Ultimately, as Carnahan underscores, there was a smart messaging strategy behind the coalition's success: "We told stories about real people who wouldn't be eligible to vote. Putting a human face on the issue was more important than talking abstractly about the myth of voter fraud." Yet that latter argument is often the key talking point of progressives in their mixed record in fighting ID laws in legislatures and in courts. For instance, in the Indiana Democratic Party's failed legal challenge to the 2005 Indiana law, the lawsuit was filed before the law took effect, so there weren't any individual plaintiffs who suffered grievous harm, weakening the case on appeal before the Supreme Court.

Here are the highlights of how progressives turned the tide in Missouri, while the legislative clock ticked away towards a potential voting rights disaster:

Within a few short weeks of the Supreme Court decision, voting rights advocates had to win in the court of public opinion, and they had to move very fast to put a public spotlight on the real people who would be victimized by the proposed law.
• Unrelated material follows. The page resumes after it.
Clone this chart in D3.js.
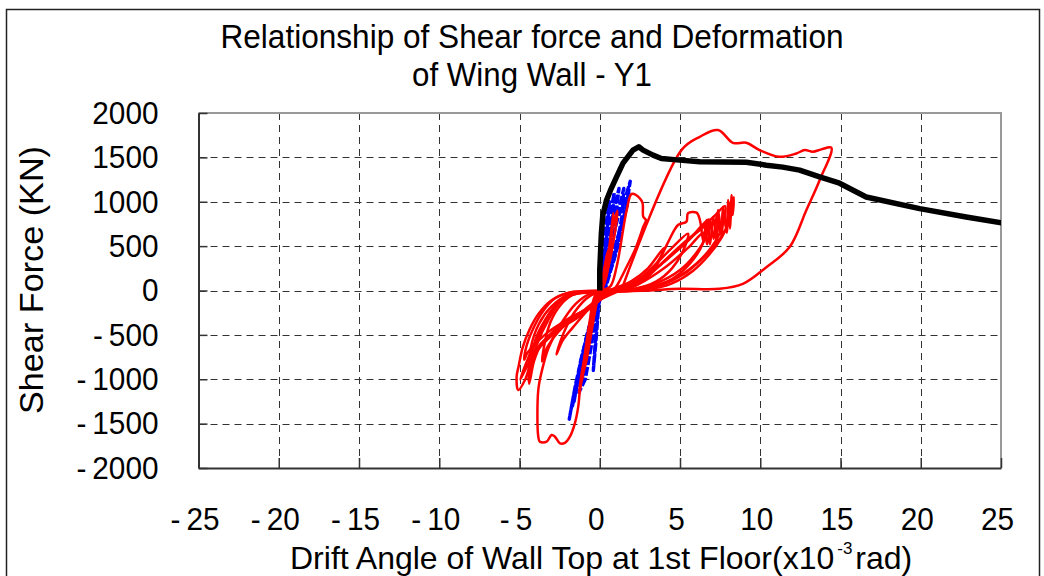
<!DOCTYPE html>
<html>
<head>
<meta charset="utf-8">
<script src="https://cdn.jsdelivr.net/npm/d3@7"></script>
<style>
  html, body { margin: 0; padding: 0; background: #fff; }
  svg text { font-family: "Liberation Sans", Arial, sans-serif; fill: #000; }
</style>
</head>
<body>
<div id="chart"></div>
<script>
// Shear force (kN) vs drift angle (x10^-3 rad), wing wall Y1

const xTicks = [-25, -20, -15, -10, -5, 0, 5, 10, 15, 20, 25];
const yTicks = [-2000, -1500, -1000, -500, 0, 500, 1000, 1500, 2000];

// analysis skeleton curve (black)
const skeleton = [
  [0, 0], [0, 226], [0.1, 644], [0.19, 847], [0.42, 1017], [0.67, 1130], [1.04, 1277],
  [1.45, 1435], [2.07, 1582], [2.43, 1619], [2.7, 1582], [3.32, 1525], [3.84, 1488],
  [4.98, 1469], [6.23, 1450], [9.13, 1446], [10.38, 1412], [11.4, 1390], [12.45, 1356],
  [13.7, 1280], [14.94, 1209], [16.6, 1054], [19.93, 923], [22.83, 828], [25.1, 760]
];

// blue cycles (small amplitude)
const blueCycles = [
  [[0, 0], [0.15, 300], [0.35, 700], [0.6, 1000], [0.45, 650], [0.2, 250], [0, 0], [-0.1, -250], [-0.25, -600], [-0.4, -900], [-0.25, -500], [-0.05, -100], [0, 0]],
  [[0, 0], [0.3, 250], [0.6, 650], [1.0, 1000], [1.2, 1150], [0.9, 700], [0.5, 300], [0.1, 0], [-0.3, -250], [-0.7, -700], [-1.1, -1000], [-0.8, -650], [-0.4, -250], [0, 0]],
  [[0, 0], [0.4, 300], [0.8, 700], [1.3, 1000], [1.5, 1150], [1.4, 850], [1.0, 450], [0.3, 20], [-0.3, -250], [-0.9, -750], [-1.4, -1050], [-1.6, -1250], [-1.2, -800], [-0.5, -300], [0, 0]],
  [[0, 0], [0.5, 350], [1.1, 800], [1.6, 1050], [1.9, 1230], [1.7, 1000], [1.2, 550], [0.4, 50], [-0.4, -250], [-1.0, -700], [-1.6, -1150], [-1.9, -1450], [-1.5, -1050], [-0.8, -500], [0, 0]],
  [[0, 0], [0.3, 400], [0.6, 800], [0.9, 1100], [0.75, 700], [0.3, 200], [-0.1, -100], [-0.5, -600], [-0.9, -1000], [-1.3, -1150], [-1.0, -800], [-0.5, -300], [0, 0]],
  [[0, 0], [0.6, 300], [1.2, 650], [1.7, 950], [1.8, 1100], [1.5, 800], [0.9, 350], [0.2, 0], [-0.5, -350], [-1.2, -850], [-1.7, -1300], [-1.3, -950], [-0.6, -400], [0, 0]]
];

// experiment cycles (red)
const redCycles = [
  [[0, 0], [0.25, 220], [0.5, 450], [0.35, 200], [0.1, 20], [-0.1, -30], [-0.3, -220], [-0.5, -400], [-0.35, -180], [-0.1, -10], [0, 0]],
  [[0, 0], [0.3, 150], [0.6, 500], [0.85, 870], [0.7, 550], [0.4, 150], [0.1, 0], [-0.3, -60], [-0.7, -450], [-1.1, -1000], [-0.8, -550], [-0.4, -150], [0, 0]],
  [[0, 0], [0.5, 300], [0.8, 700], [1.1, 900], [0.9, 600], [0.3, 100], [-0.2, -100], [-0.7, -600], [-1.3, -1150], [-1.0, -800], [-0.4, -250], [0, 0]],
  [[0, 0], [0.64, 43], [1.05, 268], [1.68, 907], [1.99, 1087], [2.5, 1039], [2.67, 983], [2.71, 832], [2.88, 794], [2.71, 719],
   [2.5, 606], [2.19, 456], [1.68, 268], [1.26, 118], [0.95, 28], [0.3, -10], [-0.6, -60], [-1.6, -250], [-2.3, -500], [-2.7, -720],
   [-2.3, -560], [-1.6, -400], [-0.8, -230], [0, -60], [0.5, 0]],
  [[0.5, 0], [1, 30], [2, 110], [3, 250], [4.0, 480], [3.6, 300], [2.8, 120], [1.8, 20], [0.5, -10], [-0.8, -20], [-1.8, -60],
   [-2.6, -200], [-3.2, -420], [-3.6, -800], [-3.3, -650], [-2.6, -470], [-1.8, -330], [-0.9, -210], [0, -80], [0.6, 0]],
  [[0.6, 0], [1.5, 40], [2.5, 140], [3.5, 300], [4.5, 480], [5.5, 640], [5.2, 450], [4.5, 250], [3.5, 100], [2.2, 20], [0.5, 0],
   [-1, -10], [-2, -50], [-3, -180], [-3.8, -380], [-4.3, -650], [-4.4, -1050], [-4.1, -800], [-3.7, -620], [-3.1, -500],
   [-2.3, -370], [-1.5, -280], [-0.7, -200], [0.2, -80], [1, 0]],
  [[1, 0], [2, 50], [3, 160], [4, 330], [5, 500], [6, 650], [6.6, 720], [6.4, 520], [5.6, 300], [4.5, 130], [3, 30], [1.2, 0],
   [-0.5, -5], [-1.8, -20], [-2.8, -90], [-3.6, -250], [-4.2, -450], [-4.6, -650], [-4.7, -780], [-4.5, -700], [-4.0, -600],
   [-3.3, -480], [-2.5, -380], [-1.6, -290], [-0.6, -190], [0.3, -60], [1.2, 0]],
  [[0, -10], [1.5, 40], [3, 180], [4.5, 400], [5.5, 560], [6.3, 720], [6.8, 800], [6.6, 600], [6.0, 420], [5.0, 230], [3.5, 80],
   [1.5, 0], [-0.5, -10], [-1.5, -30], [-2.4, -120], [-3.2, -330], [-3.9, -600], [-4.3, -850], [-4.0, -700], [-3.4, -560],
   [-2.6, -430], [-1.6, -320], [-0.6, -200], [0.4, -40]],
  [[0.4, -40], [2, 60], [3.5, 250], [5, 480], [6.2, 680], [7.2, 850], [7.8, 950], [7.6, 700], [7.0, 500], [6.0, 300], [4.5, 120],
   [2.5, 20], [0.5, -5], [-1.2, -20], [-2.2, -80], [-3.1, -250], [-3.8, -500], [-4.5, -780], [-4.95, -1000], [-4.6, -880],
   [-4.0, -700], [-3.3, -560], [-2.4, -420], [-1.4, -310], [-0.4, -170], [0.6, -20]],
  [[1.2, 0], [2.2, 60], [3.0, 180], [3.8, 380], [4.3, 560], [4.88, 738], [5.4, 776], [5.5, 870], [6.03, 877], [6.24, 794],
   [6.45, 560], [6.66, 794], [6.87, 520], [7.07, 832], [7.28, 560], [7.38, 907], [7.6, 600], [7.69, 944], [7.91, 650],
   [8.01, 1020], [8.11, 700], [8.22, 1076], [8.28, 850], [8.35, 1050], [8.1, 800], [7.6, 600], [6.8, 400], [5.8, 220],
   [4.5, 80], [3, 10], [1, -10], [-0.8, -10], [-2, -30], [-3.0, -110], [-3.8, -260], [-4.4, -450], [-4.8, -640],
   [-5.05, -850], [-5.18, -971], [-5.08, -1121], [-4.66, -1008], [-4.24, -783], [-3.83, -633], [-3.21, -520],
   [-2.37, -370], [-1.75, -295], [-0.92, -220], [0, -107], [1, -20]],
  [[1, -20], [2.5, 80], [4, 250], [5.5, 480], [6.5, 650], [6.7, 520], [6.9, 780], [7.1, 580], [7.3, 860], [7.5, 640],
   [7.7, 900], [7.9, 700], [8.1, 980], [8.3, 1000], [8.0, 750], [7.4, 560], [6.5, 380],
   [5.2, 180], [3.8, 60], [2, 0], [0, -20], [-1.5, -40], [-2.5, -120], [-3.4, -330], [-4.0, -550], [-4.45, -1008],
   [-4.2, -800], [-3.6, -600], [-2.8, -450], [-1.8, -320], [-0.8, -200], [0.2, -60], [1.4, 30]],
  [[1.4, 30], [5.09, 1582], [6.23, 1732], [7.37, 1808], [8.3, 1664], [9.13, 1664], [9.96, 1582], [11.2, 1506],
   [12.25, 1544], [12.77, 1582], [13.28, 1563], [13.8, 1590], [14.43, 1608], [13.7, 1243], [12.87, 904], [11.83, 489],
   [10.38, 263], [8.92, 75], [7.47, 19], [4.98, 19], [3, 0], [1, -10], [-0.5, -30], [-1.5, -150], [-2.5, -400],
   [-3.2, -650], [-3.6, -900], [-3.83, -1121], [-3.83, -1647], [-3.73, -1704], [-3.31, -1704], [-3.0, -1628],
   [-2.79, -1647], [-2.48, -1722], [-2.17, -1716], [-1.86, -1647], [-1.55, -1497], [-1.34, -1309], [-1.23, -1121],
   [-1.03, -933], [-0.82, -783], [-0.5, -450], [-0.2, -150], [0, 0]]
];

const W = 1044, H = 576;
const plot = { left: 198.5, right: 1001, top: 113, bottom: 468 };

const svg = d3.select('#chart').append('svg').attr('width', W).attr('height', H);

// squeeze text a little so it reads narrow and tall like the original
function condense(sel, k) {
  sel.each(function () {
    const len = this.getComputedTextLength();
    d3.select(this).attr('textLength', len * k).attr('lengthAdjust', 'spacingAndGlyphs');
  });
}

// outer frame
svg.append('rect')
  .attr('x', 6.5).attr('y', 9.5).attr('width', 1033).attr('height', 600)
  .attr('fill', 'none').attr('stroke', '#222').attr('stroke-width', 1.5);

const x = d3.scaleLinear().domain([-25, 25]).range([plot.left, plot.right]);
const y = d3.scaleLinear().domain([-2000, 2000]).range([plot.bottom, plot.top]);

// dashed grid
const grid = svg.append('g').attr('stroke', '#333').attr('stroke-width', 1).attr('stroke-dasharray', '7,5');
grid.selectAll('line.gx').data(xTicks.slice(1, -1)).join('line')
  .attr('x1', d => Math.round(x(d)) + 0.5).attr('x2', d => Math.round(x(d)) + 0.5)
  .attr('y1', plot.top).attr('y2', plot.bottom);
grid.selectAll('line.gy').data(yTicks.slice(1, -1)).join('line')
  .attr('x1', plot.left).attr('x2', plot.right)
  .attr('y1', d => Math.round(y(d)) + 0.5).attr('y2', d => Math.round(y(d)) + 0.5);

// top/right frame of the plot (gray)
svg.append('path')
  .attr('d', `M${plot.left},${plot.top}H${plot.right}V${plot.bottom}`)
  .attr('fill', 'none').attr('stroke', '#999').attr('stroke-width', 2);

// data
svg.append('clipPath').attr('id', 'clip').append('rect')
  .attr('x', plot.left).attr('y', plot.top)
  .attr('width', plot.right - plot.left).attr('height', plot.bottom - plot.top);
const data = svg.append('g').attr('clip-path', 'url(#clip)');

const smooth = d3.line().x(d => x(d[0])).y(d => y(d[1])).curve(d3.curveCatmullRom.alpha(0.5));
const straight = d3.line().x(d => x(d[0])).y(d => y(d[1]));

data.selectAll('path.blue').data(blueCycles).join('path')
  .attr('class', 'blue')
  .attr('d', straight).attr('fill', 'none')
  .attr('stroke', '#0000ff').attr('stroke-width', 3.4)
  .attr('stroke-dasharray', '9,2').attr('stroke-linejoin', 'round');

data.selectAll('path.red').data(redCycles).join('path')
  .attr('class', 'red')
  .attr('d', smooth).attr('fill', 'none')
  .attr('stroke', '#ff0000').attr('stroke-width', 2.5)
  .attr('stroke-linejoin', 'round');

data.append('path').datum(skeleton)
  .attr('d', straight).attr('fill', 'none')
  .attr('stroke', '#000').attr('stroke-width', 5.5)
  .attr('stroke-linejoin', 'round');

// axes with inward ticks
const fmt = d => d < 0 ? '-\u2009' + Math.abs(d) : String(d);

const yAxis = svg.append('g')
  .attr('transform', `translate(${plot.left},0)`)
  .call(d3.axisLeft(y).tickValues(yTicks).tickSizeInner(-9).tickSizeOuter(0).tickPadding(40).tickFormat(fmt));
const xAxis = svg.append('g')
  .attr('transform', `translate(0,${plot.bottom})`)
  .call(d3.axisBottom(x).tickValues(xTicks).tickSizeInner(-10).tickSizeOuter(0).tickPadding(39).tickFormat(fmt));

[xAxis, yAxis].forEach(a => {
  a.select('.domain').attr('stroke', '#333').attr('stroke-width', 2);
  a.selectAll('.tick line').attr('stroke', '#333').attr('stroke-width', 1.5);
  a.selectAll('.tick text').attr('font-size', 32).attr('font-family', '"Liberation Sans", Arial, sans-serif').attr('fill', '#000');
  condense(a.selectAll('.tick text'), 0.93);
});
xAxis.selectAll('.tick text').attr('dx', -4);

// titles
const title = svg.append('text').attr('text-anchor', 'middle').attr('font-size', 33);
title.append('tspan').attr('x', 532).attr('y', 48)
  .attr('textLength', 623).attr('lengthAdjust', 'spacingAndGlyphs')
  .text('Relationship of Shear force and Deformation');
title.append('tspan').attr('x', 532).attr('y', 86)
  .attr('textLength', 240).attr('lengthAdjust', 'spacingAndGlyphs')
  .text('of Wing Wall - Y1');

svg.append('text')
  .attr('transform', 'translate(43,280) rotate(-90)')
  .attr('text-anchor', 'middle').attr('font-size', 33)
  .attr('textLength', 268).attr('lengthAdjust', 'spacingAndGlyphs')
  .text('Shear Force (KN)');

// x title as one text with a raised "-3"
const xTitle = svg.append('text').attr('font-size', 32).attr('x', 290).attr('y', 569);
xTitle.append('tspan').text('Drift Angle of Wall Top at 1st Floor(x10');
xTitle.append('tspan').attr('font-size', 17).attr('dx', 3).attr('dy', -15).text('-3');
xTitle.append('tspan').attr('dx', 3).attr('dy', 15).text('rad)');
</script>
</body>
</html>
Led by two young organizers, SEIU's Laura Egerdal and Missouri ACORN's Julie Terbrock, the coalition's member organizations soon learned about such victims as Lillie Lewis, 78, a Mississippi-born African-American woman who couldn't get a Missouri ID because Mississippi had no record of her birth certificate, and "Birdie" Owen, a Hurricane Katrina refugee, who was denied a Missouri ID because her birth certificate had been lost in the storm.

The coalition members geared up for both a PR initiative and an organizing campaign. They had the benefit of their organizations working together against a similar proposal in 2006. Then the media and Missouri activists were galvanized by the shocking fall-out in the May 6th Indiana primary: 12 nuns, among others, were denied the right to vote at polling places because they lacked the proper photo ID. What was bad for the nuns in Indiana was a PR bonanza for Missouri progressives. "The Indiana election was huge: Once the nun thing was out there, it gave the issue a bigger, national spotlight," says AARP lobbyist Jay Hardenbrook. Nuns, it turns out, are like crosses to Dracula: they weaken GOP vote-suppressers and empower progressives.

Nuns played a leading role in a high-profile May 8th press conference featured Carnahan, Lillie Lewis,, and other victims at the League of Women Voters office. That press conference was the opening salvo in a well-organized campaign fueled by outrage over how it could affect long-time voters, especially the elderly.

The advocacy groups swung into action after the press conference. The AARP, with over 800,000 Missouri members, sent out an email alert to roughly 30,000 of its most active members the weekend before the final week of the legislative session, warning that the legislature was moving to disenfranchise voters. ACORN managed a sophisticated phone and door-to-door voter contact program in suburban and swing districts where they don't normally organize. More than 8,000 voters called their legislators, by some estimates, and Senate Republicans started to feel the heat. "They may have decided it wasn't worth another fight," says one lobbyist, citing the 2006 legislative battle.

The pro-ID case wasn't helped when one of its Senate advocates urged whiners about photo ID to "get off their duff and get an ID that's given away for free" - after coming late to a hearing where a wheelchair-bound cerebral palsy victim, Kathleen Weinschenk, had testified about the cost and difficulties of getting an ID.

But "a little luck" helped as well, one liberal lobbyist observes. This included such insider obstacles as last-minute chaos in the final week of the legislative session, feuding between state House and Senate Republicans over an unrelated zoning bill, and, strangest of all, a shrewd, socially conservative Democratic pol, Victor Callahan, who staged on his own a phony late-night filibuster on the zoning bill to thwart Senate action on other measures, including photo ID.

Yet, amid all the backroom deals and publicity and organizing, it was the real-life stories of people like Lillie Lewis that may have made the biggest difference. After the bill was defeated, she said, ""I am relieved that I will be able to vote this fall. I've been voting in every election since I can remember, but if I needed my birth certificate, that would be the end of that. I hope this is the last we hear of this nonsense." Unfortunately, it probably won't be the end of the story: Half a dozen states are still considering similar photo ID and citizenship bills this year, and the issue is sure to re-emerge when state legislatures reconvene in early 2009.